Austin Baroque Orchestra Comes To San Antonio

Musical sounds from centuries long ago are coming to San Antonio in the form of the
Austin Baroque Orchestra Chamber Players, though you may remember them having come to San Antonio last fall as Settecento.

“We’ll be playing at St. John’s Lutheran Church downtown on Sunday at 3 p.m. and we’ll be playing classical-era chamber music," said Billy Traylor, Austin Baroque Orchestra’s artistic director.

"Haydn and Mozart are the two that pretty much everyone knows," said Traylor. "We’re using the standard string quartet: violin, viola, cello, as well as flute, oboe and guitar.”

But this is where the Austin Baroque Orchestra is unlike most orchestras you’ll hear.

“We perform music generally of the Baroque era, and we do this using period instruments or replicas of instruments from the 18th century," Traylor said. "And we perform this music in the way that we think they performed it back then.
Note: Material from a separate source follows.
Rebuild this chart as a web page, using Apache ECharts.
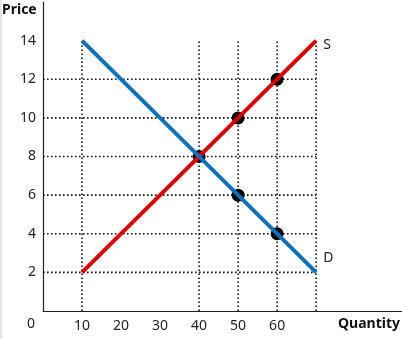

The flute is still made out of wood and the oboes and bassoons have many fewer keys than you’d see on a modern instrument. They definitely have a different sound.”
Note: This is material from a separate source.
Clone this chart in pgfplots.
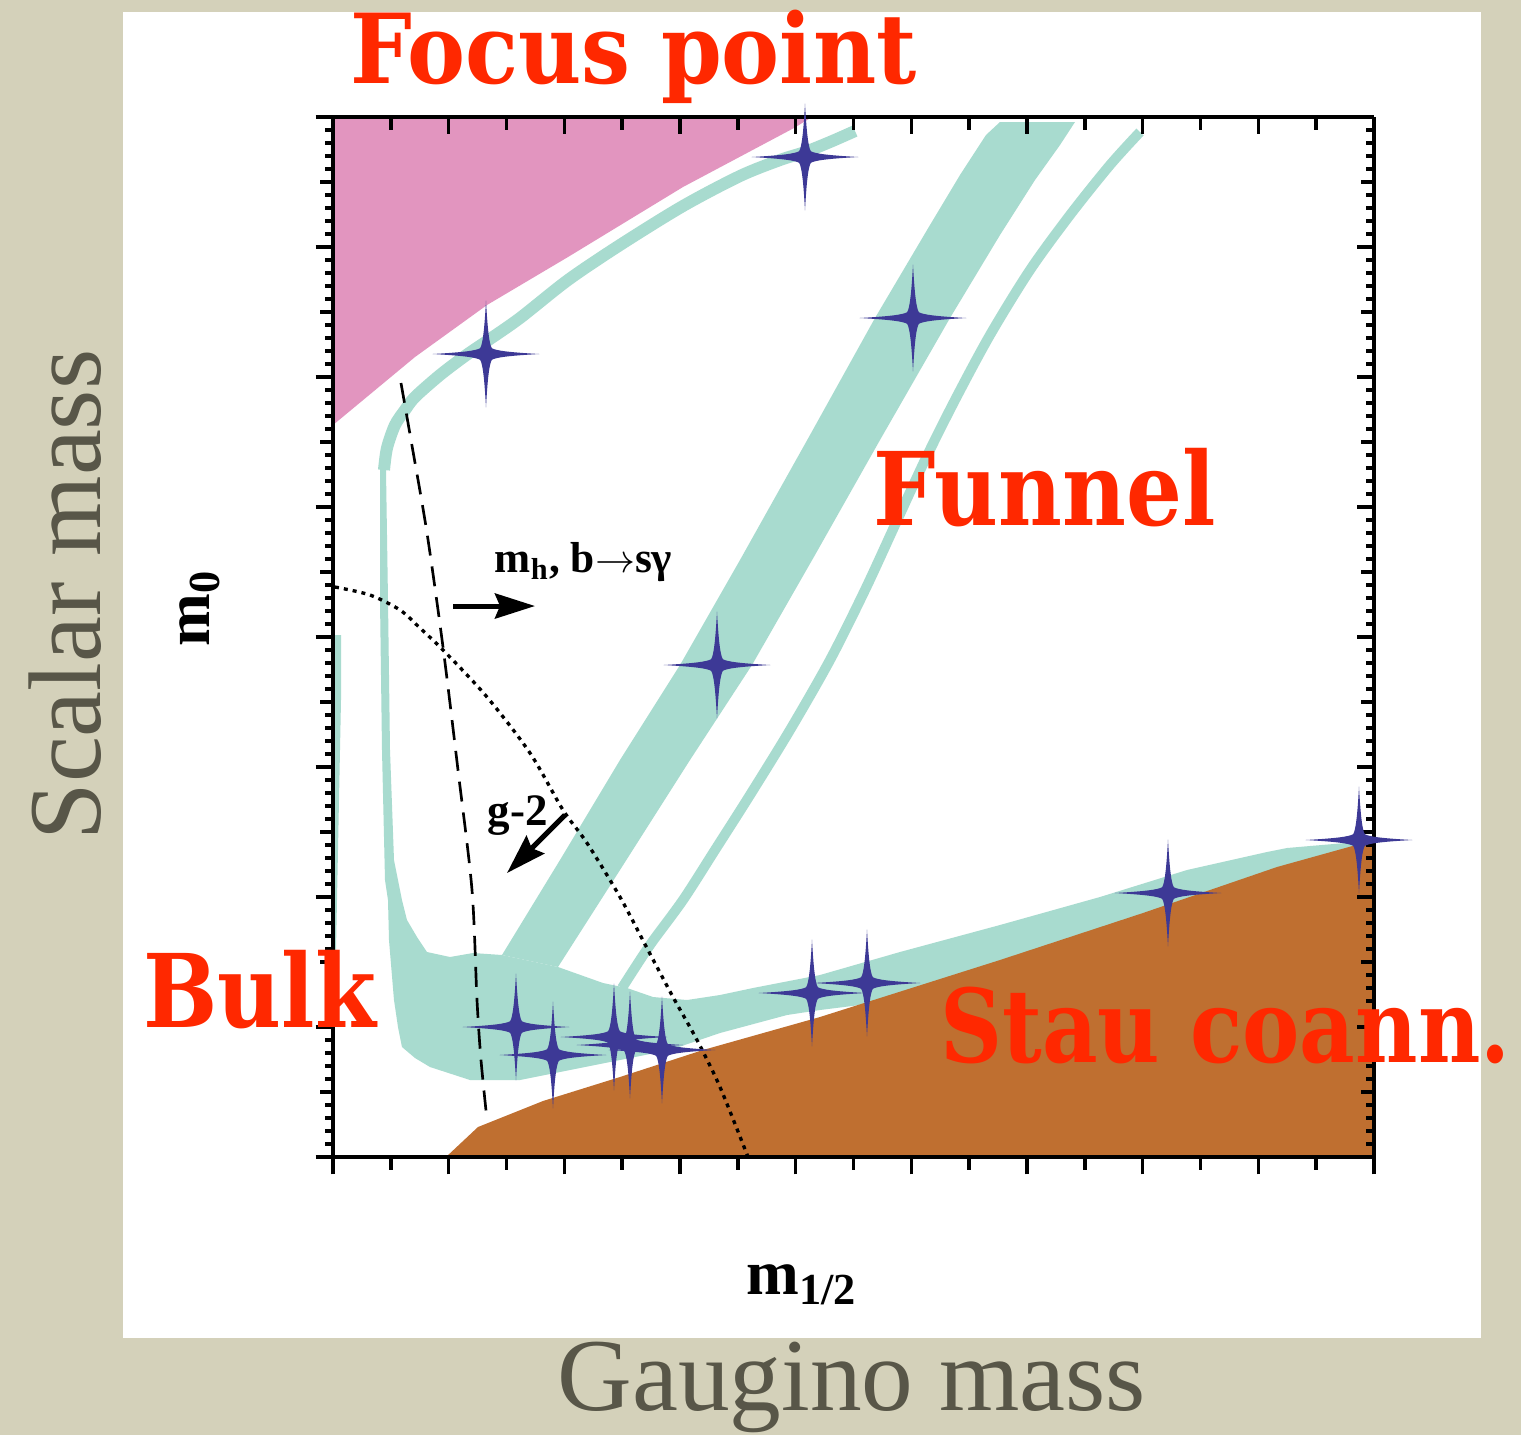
\documentclass[border=0pt]{standalone}
\usepackage{pgfplots}
\pgfplotsset{compat=1.18}
\usepackage{fontspec}
\setmainfont{Liberation Serif}
\newfontfamily\dvs{DejaVu Serif}
\usetikzlibrary{arrows.meta}
\definecolor{bgbeige}{RGB}{212,209,186}
\definecolor{pinkr}{RGB}{226,149,191}
\definecolor{stau}{RGB}{191,111,48}
\definecolor{tealg}{RGB}{168,219,207}
\definecolor{starblue}{RGB}{61,57,150}
\definecolor{lblred}{RGB}{255,40,0}
\definecolor{olive}{RGB}{88,86,72}

\pgfdeclareplotmark{star4}{%
 \pgfpathmoveto{\pgfqpoint{0pt}{16pt}}%
 \pgfpathcurveto{\pgfqpoint{0.5pt}{7pt}}{\pgfqpoint{1.0pt}{3pt}}{\pgfqpoint{1.75pt}{1.75pt}}%
 \pgfpathcurveto{\pgfqpoint{3pt}{1.0pt}}{\pgfqpoint{7pt}{0.5pt}}{\pgfqpoint{16pt}{0pt}}%
 \pgfpathcurveto{\pgfqpoint{7pt}{-0.5pt}}{\pgfqpoint{3pt}{-1.0pt}}{\pgfqpoint{1.75pt}{-1.75pt}}%
 \pgfpathcurveto{\pgfqpoint{1.0pt}{-3pt}}{\pgfqpoint{0.5pt}{-7pt}}{\pgfqpoint{0pt}{-16pt}}%
 \pgfpathcurveto{\pgfqpoint{-0.5pt}{-7pt}}{\pgfqpoint{-1.0pt}{-3pt}}{\pgfqpoint{-1.75pt}{-1.75pt}}%
 \pgfpathcurveto{\pgfqpoint{-3pt}{-1.0pt}}{\pgfqpoint{-7pt}{-0.5pt}}{\pgfqpoint{-16pt}{0pt}}%
 \pgfpathcurveto{\pgfqpoint{-7pt}{0.5pt}}{\pgfqpoint{-3pt}{1.0pt}}{\pgfqpoint{-1.75pt}{1.75pt}}%
 \pgfpathcurveto{\pgfqpoint{-1.0pt}{3pt}}{\pgfqpoint{-0.5pt}{7pt}}{\pgfqpoint{0pt}{16pt}}%
 \pgfpathclose
 \pgfusepathqfill
}

\pgfplotsset{
  cmssm/.style={
    at={(99.9pt,-347.1pt)}, anchor=south west,
    scale only axis, width=312.3pt, height=312pt,
    xmin=0, xmax=1041, ymin=0, ymax=1040,
    xtick={0,115.67,231.33,347,462.67,578.33,694,809.67,925.33,1041},
    ytick={0,130,260,390,520,650,780,910,1040},
    minor tick num=9,
    extra x ticks={57.83,173.5,289.17,404.83,520.5,636.17,751.83,867.5,983.17},
    extra y ticks={65,195,325,455,585,715,845,975},
    extra tick style={major tick length=3.8pt},
    xticklabel=\empty, yticklabel=\empty,
    tick label style={text opacity=0},
    major tick length=5.2pt, minor tick length=2.3pt,
    tick style={black, line width=1.05pt},
    clip=false,
  }
}

\begin{document}
\begin{tikzpicture}
\begin{scope}[x=0.3pt,y=-0.3pt]
\fill[bgbeige] (0,0) rectangle (1521,1435);
\fill[white] (123,12) rectangle (1481,1338);
\end{scope}

% ---------- main axis: regions and curves ----------
\begin{axis}[cmssm,
  axis x line=bottom, axis y line=left,
  axis line style={-, line width=1.3pt},
  tick align=outside,
  axis on top]
% no EWSB (focus point boundary)
\addplot[draw=none, fill=pinkr] coordinates {
 (0,1040) (479,1040) (461,1029) (350,970) (235,900) (154,852) (82,800) (0,732)} --cycle;
% bulk + coannihilation + thin vertical branch
\addplot[draw=none, fill=tealg] coordinates {
 (47,702) (47,557) (49,407) (52,277) (55,257) (56,217) (61,157) (65,130) (69,110)
 (82,99) (97,90) (137,77) (187,77) (237,87) (287,97) (337,107) (387,124) (454,142)
 (487,147) (567,157) (667,182) (810,229) (944,275) (1041,302) (1041,319) (1024,315)
 (977,311) (954,309) (934,305) (854,287) (767,260) (667,232) (567,205) (487,182)
 (420,169) (387,162) (354,157) (320,160) (294,169) (270,174) (225,190) (169,202)
 (140,204) (117,200) (94,205) (84,220) (74,237) (69,257) (61,297) (57,407) (55,557)
 (53,687) (51,702)} --cycle;
% thin strip along left edge
\addplot[draw=none, fill=tealg] coordinates {
 (0,522) (8,522) (8,457) (6,357) (4,257) (2,157) (0,157)} --cycle;
% funnel (wide band)
\addplot[draw=none, fill=tealg] coordinates {
 (169,202) (227,297) (287,397) (347,492) (407,597) (477,722) (542,839) (597,932)
 (627,982) (653,1022) (667,1035) (742,1035) (727,1012) (702,977) (667,922) (617,839)
 (547,717) (482,602) (419,492) (357,397) (287,287) (225,190)} --cycle;
% funnel (thin branch)
\addplot[tealg, line width=3pt, smooth] coordinates {
 (289,169) (317,212) (350,257) (382,307) (417,362) (457,427) (497,497) (532,567)
 (562,632) (592,697) (622,757) (657,822) (697,887) (737,942) (777,992) (807,1025)};
% focus-point strip
\addplot[tealg, line width=3.6pt, smooth] coordinates {
 (51,687) (54,709) (62,732) (72,747) (82,760) (107,782) (132,801) (154,816) (187,839)
 (235,877) (287,912) (350,951) (407,981) (447,997) (472,1005) (497,1015) (522,1026)};
% charged LSP (stau) region
\addplot[draw=none, fill=stau] coordinates {
 (113,0) (145,30) (210,56) (287,80) (370,107) (487,140) (667,197) (810,244) (944,290)
 (1041,317) (1041,0)} --cycle;
% m_h, b -> s gamma bound
\addplot[black, line width=0.8pt, dash pattern=on 6pt off 3.3pt, smooth] coordinates {
 (68,774) (78,717) (94,624) (110,510) (125,387) (139,267) (144,157) (148,97) (154,37)};
% g-2 bound
\addplot[black, line width=1pt, dash pattern=on 1.2pt off 1.5pt, smooth] coordinates {
 (2,570) (37,562) (67,547) (87,529) (112,505) (154,460) (197,404) (230,347) (254,314)
 (287,260) (315,207) (340,160) (364,117) (387,70) (415,0)};
\end{axis}

% ---------- top/right frame and benchmark points ----------
\begin{axis}[cmssm,
  axis x line=top, axis y line=right,
  axis line style={-, line width=1.3pt},
  tick align=inside]
\addplot[only marks, mark=star4, color=starblue] coordinates {
 (153,803) (472,1000) (580,839) (384,492) (835,264) (1026,317) (479,164) (534,174)
 (183,130) (220,102) (281,120) (297,112) (329,107)};
\end{axis}

% ---------- annotations ----------
\begin{scope}[x=0.3pt,y=-0.3pt]
\draw[line width=1.5pt, -{Stealth[length=12pt,width=7.5pt,inset=1.5pt]}] (453,606) -- (535,606);
\draw[line width=1.5pt, -{Stealth[length=12pt,width=7.5pt,inset=1.5pt]}] (565,815) -- (507,873);
\node[anchor=base west, inner sep=0, font=\bfseries\fontsize{13}{15}\selectfont] at (494,572)
  {m\textsubscript{h}, b$\rightarrow$sγ};
\node[anchor=base west, inner sep=0, font=\bfseries\fontsize{13.5}{15}\selectfont] at (487,825) {g-2};
\node[rotate=90, inner sep=0, font=\bfseries\fontsize{19}{21}\selectfont] at (200,608) {m\textsubscript{0}};
\node[inner sep=0, font=\bfseries\fontsize{19}{21}\selectfont] at (802,1285) {m\textsubscript{1/2}};
\node[anchor=base west, inner sep=0, text=olive, font=\fontsize{31}{33}\selectfont] at (557,1410) {Gaugino mass};
\node[anchor=base, rotate=90, inner sep=0, text=olive, font=\fontsize{31}{33}\selectfont] at (100,595) {Scalar mass};
\node[anchor=base west, inner sep=0, xscale=0.9, text=lblred, font=\dvs\bfseries\fontsize{29}{31}\selectfont] at (350,83) {Focus point};
\node[anchor=base west, inner sep=0, xscale=0.865, text=lblred, font=\dvs\bfseries\fontsize{30.5}{32}\selectfont] at (873,525) {Funnel};
\node[anchor=base west, inner sep=0, xscale=0.865, text=lblred, font=\dvs\bfseries\fontsize{30.5}{32}\selectfont] at (143,1027) {Bulk};
\node[anchor=base west, inner sep=0, xscale=0.845, text=lblred, font=\dvs\bfseries\fontsize{30.5}{32}\selectfont] at (940,1062) {Stau coann.};
\end{scope}
\end{tikzpicture}
\end{document}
Unlike most orchestras, their stringed instruments are what’s called gut-string, not steel string. If you click "Listen" above you can hear what the Chamber Players sound like.

I had to ask: “Do you have fun?”

“Oh, absolutely! We wouldn’t do it if it weren’t fun. It’s a labor, but it’s a labor of love," Traylor said. "And those of us who perform this music really have a great love for it.”